WHAT IS REQUIRED: Would you pull out every line of the material that contains the string "Recreate"?

RECORDS SUPPLIED:
◆ ◆ ◆

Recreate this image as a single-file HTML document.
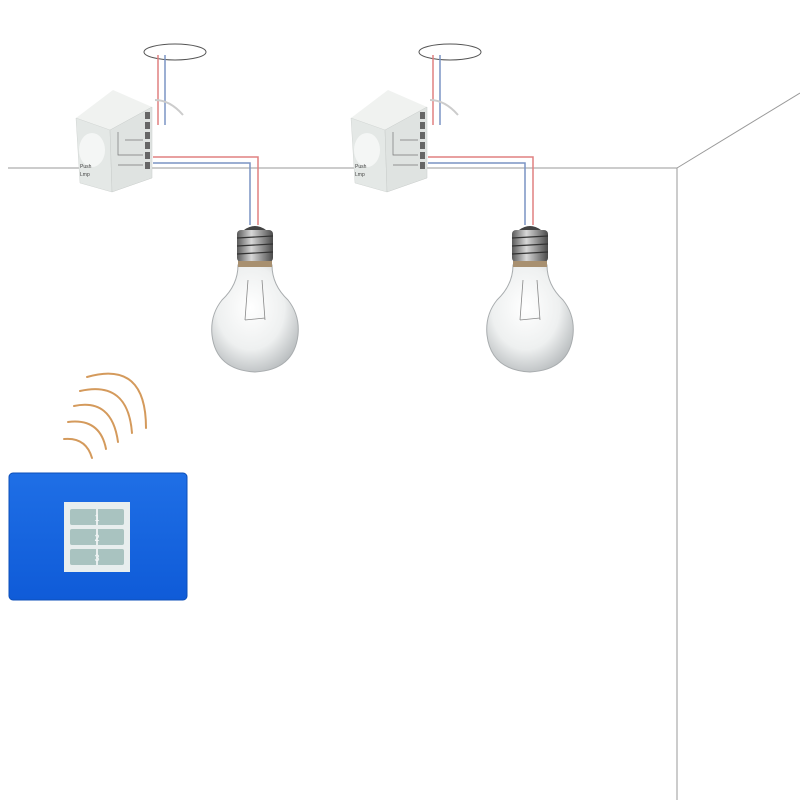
<!DOCTYPE html>
<html><head><meta charset="utf-8"><style>
html,body{margin:0;padding:0;background:#fff;}
svg{display:block;}
</style></head><body>
<svg width="800" height="800" viewBox="0 0 800 800" xmlns="http://www.w3.org/2000/svg">
<defs>
<radialGradient id="glass" cx="0.45" cy="0.4" r="0.65">
<stop offset="0" stop-color="#ffffff"/>
<stop offset="0.6" stop-color="#eef0f0"/>
<stop offset="1" stop-color="#b8bcbe"/>
</radialGradient>
<linearGradient id="screw" x1="0" x2="1">
<stop offset="0" stop-color="#5a5a5a"/><stop offset="0.4" stop-color="#d8d8d8"/><stop offset="1" stop-color="#4a4a4a"/>
</linearGradient>
<linearGradient id="blue" x1="0" y1="0" x2="0" y2="1">
<stop offset="0" stop-color="#1f6fe6"/><stop offset="1" stop-color="#0f5bd8"/>
</linearGradient>
<g id="unit">
<ellipse cx="175" cy="52" rx="31" ry="8" fill="none" stroke="#555" stroke-width="1"/>
<line x1="158" y1="55" x2="158" y2="125" stroke="#e08080" stroke-width="1.5"/>
<line x1="165" y1="55" x2="165" y2="125" stroke="#7a94c4" stroke-width="1.5"/>
<path d="M155 100 Q170 100 183 115" fill="none" stroke="#ccc" stroke-width="2"/>
<polygon points="76,118 113,90 152,107 110,130" fill="#f0f2f0"/>
<polygon points="76,118 110,130 112,192 80,183" fill="#e4e8e6" stroke="#d0d4d2" stroke-width="0.5"/>
<polygon points="110,130 152,107 152,178 112,192" fill="#dfe3e1" stroke="#c8ccca" stroke-width="0.5"/>
<ellipse cx="92" cy="150" rx="13" ry="17" fill="#f4f6f5"/>
<text x="80" y="168" font-family="Liberation Sans, sans-serif" font-size="5" fill="#444">Push</text>
<text x="80" y="176" font-family="Liberation Sans, sans-serif" font-size="5" fill="#444">Lmp</text>
<g fill="#666">
<rect x="145" y="112" width="5" height="7"/><rect x="145" y="122" width="5" height="7"/><rect x="145" y="132" width="5" height="7"/><rect x="145" y="142" width="5" height="7"/><rect x="145" y="152" width="5" height="7"/><rect x="145" y="162" width="5" height="7"/>
</g>
<path d="M118 132 V155 H143 M125 140 H143 M118 165 H143" fill="none" stroke="#777" stroke-width="0.7"/>
<path d="M153 157 H258 V225" fill="none" stroke="#e08080" stroke-width="1.5"/>
<path d="M153 163 H250 V225" fill="none" stroke="#7a94c4" stroke-width="1.5"/>
<!-- bulb -->
<path d="M238 265 Q238 285 222 300 Q210 315 212 335 Q216 370 255 372 Q294 370 298 335 Q300 315 288 300 Q272 285 272 265 Z" fill="url(#glass)" stroke="#a8acae" stroke-width="1"/>
<path d="M248 280 L245 320 M262 280 L265 320 M245 320 L265 318" stroke="#888" stroke-width="0.8" fill="none"/>
<rect x="237" y="230" width="36" height="32" rx="4" fill="url(#screw)"/>
<g stroke="#333" stroke-width="1.2"><line x1="237" y1="238" x2="273" y2="236"/><line x1="237" y1="246" x2="273" y2="244"/><line x1="237" y1="254" x2="273" y2="252"/></g>
<path d="M244 230 Q255 222 266 230 Z" fill="#444"/>
<rect x="238" y="261" width="34" height="6" fill="#a89070"/>
</g>
</defs>
<line x1="8" y1="168" x2="677" y2="168" stroke="#999" stroke-width="1"/>
<line x1="677" y1="168" x2="800" y2="93" stroke="#999" stroke-width="1"/>
<line x1="677" y1="168" x2="677" y2="800" stroke="#999" stroke-width="1"/>
<use href="#unit"/>
<use href="#unit" transform="translate(275,0)"/>
<g fill="none" stroke="#d49a5c" stroke-width="2" stroke-linecap="round">
<path d="M64 439 Q86 437 92 458"/>
<path d="M68 422 Q100 418 106 449"/>
<path d="M74 406 Q112 398 118 442"/>
<path d="M80 391 Q128 380 132 433"/>
<path d="M87 377 Q146 360 146 428"/>
</g>
<rect x="9" y="473" width="178" height="127" rx="4" fill="url(#blue)" stroke="#0d4fb8" stroke-width="1"/>
<rect x="64" y="502" width="66" height="70" fill="#e8eeee"/>
<g fill="#a9c3c0">
<rect x="70" y="509" width="54" height="16" rx="2"/>
<rect x="70" y="529" width="54" height="16" rx="2"/>
<rect x="70" y="549" width="54" height="16" rx="2"/>
</g>
<line x1="97" y1="502" x2="97" y2="572" stroke="#e8eeee" stroke-width="2"/>
<g font-family="Liberation Sans, sans-serif" font-size="9" fill="#f4f8f8" text-anchor="middle">
<text x="97" y="521">1</text><text x="97" y="541">2</text><text x="97" y="561">3</text>
</g>
</svg>
</body></html>
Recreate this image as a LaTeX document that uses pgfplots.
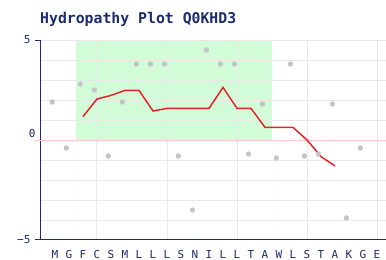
\documentclass[border=0pt]{standalone}
\usepackage{fontspec}
\setmonofont{DejaVu Sans Mono}
\usepackage{pgfplots}
\pgfplotsset{compat=1.18}
\definecolor{navy}{HTML}{1C2A6E}
\definecolor{hgreen}{HTML}{D2FCD8}
\definecolor{hred}{HTML}{E4232B}
\definecolor{hpink}{HTML}{FFC4C4}
\definecolor{hgrid}{HTML}{E8E8E8}
\definecolor{hpt}{HTML}{C4C4C4}
\begin{document}
\begin{tikzpicture}
\begin{axis}[
  set layers,
  at={(40bp,20bp)}, anchor=south west,
  scale only axis, width=346bp, height=200bp,
  xmin=-1.07, xmax=23.64, ymin=-5, ymax=5,
  clip=false,
  axis x line=bottom, axis y line=left,
  axis line style={navy, line width=1bp, -},
  xtick={0,...,23},
  xticklabels={M,G,F,C,S,M,L,L,L,S,N,I,L,L,T,A,W,L,S,T,A,K,G,E},
  minor xtick={3,8,13,18,23},
  xminorgrids=true,
  ytick={-5,5},
  yticklabels={−5,5},
  minor ytick={-4,-3,-2,-1,1,2,3,4},
  ymajorgrids=true, yminorgrids=true,
  extra y ticks={0.35},
  extra y tick labels={0},
  extra y tick style={grid=none, major tick length=0pt},
  grid style={hgrid, line width=1bp},
  minor grid style={hgrid, line width=1bp},
  tick align=outside,
  major tick length=5bp, minor tick length=0pt,
  tick style={navy, line width=1bp},
  x tick style={draw=none},
  tick label style={font=\ttfamily\fontsize{11bp}{12bp}\selectfont, text=navy},
  x tick label style={yshift=-2bp},
  y tick label style={xshift=-1bp},
  title={Hydropathy Plot Q0KHD3},
  title style={at={(0,1)}, anchor=west, yshift=15bp, inner sep=0pt,
    font=\ttfamily\bfseries\fontsize{14.8bp}{16bp}\selectfont, text=navy},
]
\addplot [on layer=axis background, fill=hgreen, draw=none]
  coordinates {(1.5,-5) (1.5,5) (15.5,5) (15.5,-5)} \closedcycle;
\addplot [hpink, line width=1bp] coordinates {(-1.43,0) (23.64,0)};
\addplot [only marks, mark=*, mark size=2.4bp, hpt] coordinates {
(-0.19,1.9) (0.81,-0.4) (1.81,2.8) (2.81,2.5) (3.81,-0.8) (4.81,1.9)
(5.81,3.8) (6.81,3.8) (7.81,3.8) (8.81,-0.8) (9.81,-3.5) (10.81,4.5)
(11.81,3.8) (12.81,3.8) (13.81,-0.7) (14.81,1.8) (15.81,-0.9) (16.81,3.8)
(17.81,-0.8) (18.81,-0.7) (19.81,1.8) (20.81,-3.9) (21.81,-0.4)
};
\addplot [hred, line width=1.5bp] coordinates {
(2,1.17) (3,2.05) (4,2.23) (5,2.48) (6,2.48) (7,1.45) (8,1.58) (9,1.58)
(10,1.58) (11,1.58) (12,2.63) (13,1.58) (14,1.58) (15,0.63) (16,0.63)
(17,0.63) (18,0.0) (19,-0.83) (20,-1.3)
};
\addplot [navy, line width=1bp] coordinates {(-1.43,-5) (23.64,-5)};
\end{axis}
\pgfresetboundingbox
\useasboundingbox (0,0) rectangle (386bp,260bp);
\end{tikzpicture}
\end{document}
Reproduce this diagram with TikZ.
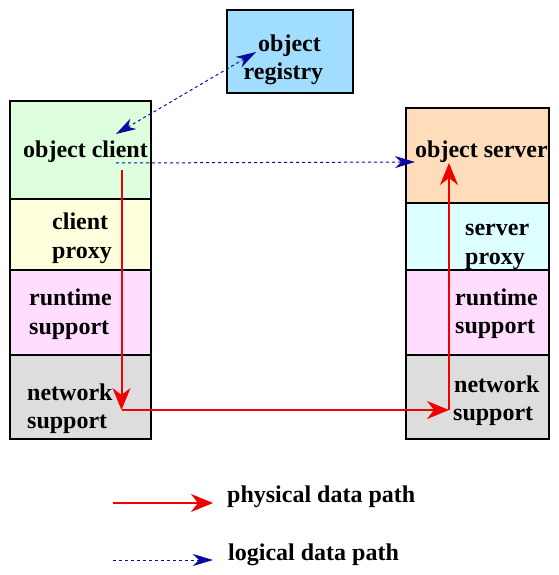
\documentclass[tikz,border=0pt]{standalone}
\usepackage{fontspec}
\setmainfont{Liberation Serif}
\usetikzlibrary{arrows.meta}
\definecolor{regblue}{HTML}{A0DDFF}
\definecolor{cligreen}{HTML}{DDFFDD}
\definecolor{proxyyellow}{HTML}{FFFFDD}
\definecolor{runpink}{HTML}{FFDDFF}
\definecolor{netgray}{HTML}{DDDDDD}
\definecolor{servpeach}{HTML}{FFDDBB}
\definecolor{proxycyan}{HTML}{DDFFFF}
\definecolor{physred}{HTML}{F00000}
\definecolor{logblue}{HTML}{0A0AA0}
\begin{document}
\begin{tikzpicture}[x=1pt,y=-1pt,
  box/.style={draw=black, line width=2.5pt, inner sep=0pt},
  lbl/.style={anchor=base west, inner sep=0pt, font=\fontsize{24}{28}\selectfont\bfseries},
  phys/.style={draw=physred, line width=2pt, -{Stealth[length=22pt,width=18pt,inset=7pt]}},
  logi/.style={draw=logblue, line width=1pt, dash pattern=on 3pt off 3pt, -{Stealth[length=20pt,width=12pt,inset=6pt]}},
  logib/.style={draw=logblue, line width=1pt, dash pattern=on 3pt off 3pt, {Stealth[length=20pt,width=12pt,inset=6pt]}-{Stealth[length=20pt,width=12pt,inset=6pt]}}]
\useasboundingbox (0,0) rectangle (558,575);
% boxes
\node[box, fill=regblue, minimum width=126pt, minimum height=83pt] (reg) at (290,51.5) {};
\node[box, fill=cligreen, minimum width=141pt, minimum height=98pt] (cli) at (80.5,150) {};
\node[box, fill=proxyyellow, minimum width=141pt, minimum height=71pt] (cprox) at (80.5,234.5) {};
\node[box, fill=runpink, minimum width=141pt, minimum height=85pt] (crun) at (80.5,312.5) {};
\node[box, fill=netgray, minimum width=141pt, minimum height=84pt] (cnet) at (80.5,397) {};
\node[box, fill=servpeach, minimum width=143pt, minimum height=95pt] (srv) at (477.5,155.5) {};
\node[box, fill=proxycyan, minimum width=143pt, minimum height=67pt] (sprox) at (477.5,236.5) {};
\node[box, fill=runpink, minimum width=143pt, minimum height=85pt] (srun) at (477.5,312.5) {};
\node[box, fill=netgray, minimum width=143pt, minimum height=84pt] (snet) at (477.5,397) {};
% labels
\node[lbl] (t1) at (258,51.5) {object};
\node[lbl] (t2) at (243.5,80) {registry};
\node[lbl] (t3) at (23,157) {object client};
\node[lbl] (t4) at (52,229) {client};
\node[lbl] (t5) at (52,258) {proxy};
\node[lbl] (t6) at (29,305) {runtime};
\node[lbl] (t7) at (29,334) {support};
\node[lbl] (t8) at (27,400) {network};
\node[lbl] (t9) at (27,428) {support};
\node[lbl] (t10) at (415,157) {object server};
\node[lbl] (t11) at (465,235) {server};
\node[lbl] (t12) at (465,264) {proxy};
\node[lbl] (t13) at (455,305) {runtime};
\node[lbl] (t14) at (455,333) {support};
\node[lbl] (t15) at (454,392) {network};
\node[lbl] (t16) at (453,420) {support};
\node[lbl] (t17) at (227,502) {physical data path};
\node[lbl] (t18) at (228,560) {logical data path};
% path points
\coordinate (p1) at (121.5,170);
\coordinate (p2) at (121.5,410);
\coordinate (p3) at (449,410);
\coordinate (p4) at (449,163);
\coordinate (q1) at (116,134);
\coordinate (q2) at (256,52);
\coordinate (q3) at (116,163);
\coordinate (q4) at (415,162);
\coordinate (l1) at (113,503);
\coordinate (l2) at (213,503);
\coordinate (l3) at (113,560);
\coordinate (l4) at (213,560);
% connectors
\draw[phys] (p1) -- (p2);
\draw[phys] (p2) -- (p3);
\draw[phys] (p3) -- (p4);
\draw[logib] (q1) -- (q2);
\draw[logi] (q3) -- (q4);
\draw[phys] (l1) -- (l2);
\draw[logi] (l3) -- (l4);
\end{tikzpicture}
\end{document}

◆ ◆ ◆

ANSWER FOR THIS EXERCISE:
Recreate this image as a single-file HTML document.
Recreate this image as a LaTeX document that uses pgfplots.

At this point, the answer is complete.